In many situations legal systems use ambiguous standards and moral language in instructing people to behave. In the realm of the common law, much of this ambiguous, morally inflected legal component is associated with “equity.” In civil law systems, something similar goes under the banner of “abuse of right” or “abuse of law.” According to this approach, part of the presumed advantage of equity is related to its ability to prevent opportunism by limiting the ability of people to exploit loopholes in specific rules to their advantage. Most of the current research on ambiguity and vagueness in the law follows a rational choice approach, where ambiguity is expected to increase the cost of deciding how to behave. This increase in the cost of learning on how to behave is intended to nudge people toward greater compliance, assuming a certain risk aversion on their part. Another assumption of this perspective is that ambiguity is more likely to harm opportunistic and "bad" individuals than "good" people because the former have greater difficulty circumventing an ambiguous law.

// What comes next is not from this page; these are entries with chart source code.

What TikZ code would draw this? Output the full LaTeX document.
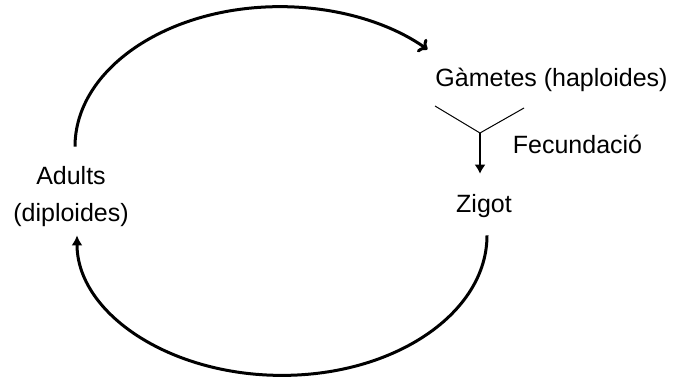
\documentclass[tikz,border=0pt]{standalone}
\usepackage{fontspec}
\setmainfont{Liberation Sans}
\usepackage{tikz}
\usetikzlibrary{arrows.meta,positioning}

\begin{document}
\begin{tikzpicture}[x=1pt,y=1pt,>=Latex]
\tikzset{lbl/.style={font=\fontsize{25}{37}\selectfont,inner sep=0pt,align=center},
  cycle/.style={line width=3pt},
  thin line/.style={line width=1pt}}
\useasboundingbox (0,0) rectangle (679,378);
\node[lbl,anchor=base] (gametes) at (551.5,291) {Gàmetes (haploides)};
\node[lbl,anchor=base] (fecund) at (577.5,225) {Fecundació};
\node[lbl,anchor=base] (zigot) at (484,166) {Zigot};
\node[lbl] (adults) at (71,181) {Adults\\(diploides)};
% fecundacio
\coordinate (gl) at (435,272);
\coordinate (gr) at (524,270);
\coordinate (join) at (480,245);
\draw[thin line] (gl) -- (join) -- (gr);
\draw[line width=1.6pt,-{Latex[length=9pt,width=11pt]},shorten >=20pt] (join) -- (join |- zigot.north);
% cicle
\draw[cycle,-{To[length=8pt,width=16pt,line width=3pt]}] ([xshift=4pt,yshift=20pt]adults.north)
  arc[start angle=180,end angle=44,x radius=205,y radius=140];
\draw[cycle,-{Latex[length=10pt,width=11pt]}] ([xshift=3pt,yshift=-18pt]zigot.south)
  arc[start angle=0,end angle=-180,x radius=205,y radius=140];
\end{tikzpicture}
\end{document}
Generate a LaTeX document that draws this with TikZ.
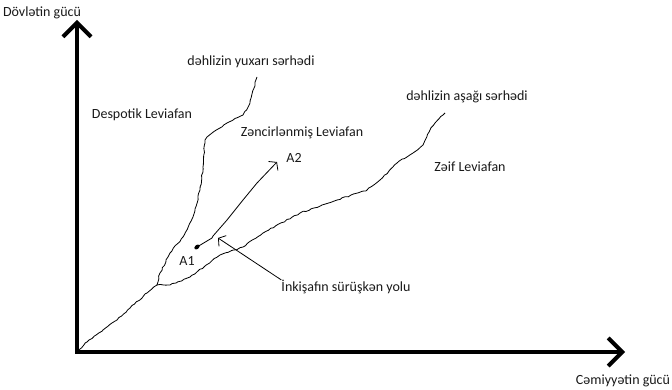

The present paper challenges these behavioral assumptions and the legal paradigms that are based on them. We use the findings of psychology, behavioral economics, and behavioral ethics to revisit three main related assumptions of the rational choice approach to equity, by developing three main points: first, not only bad people try to circumvent the law; second, behavior depends on the relationship between specificity, trust, and the type of motivation triggered; and, third, moral priming has a different effect on good versus bad people.
Based on these three modifications of rational choice assumptions about the law versus equity distinction, we suggest two normative prescriptions: first, we offer a dynamic “acoustic separation” model that attempts to examine the effect of law versus equity on both good and bad people; and second, we offer an initial taxonomy of the optimal mixture of law versus equity.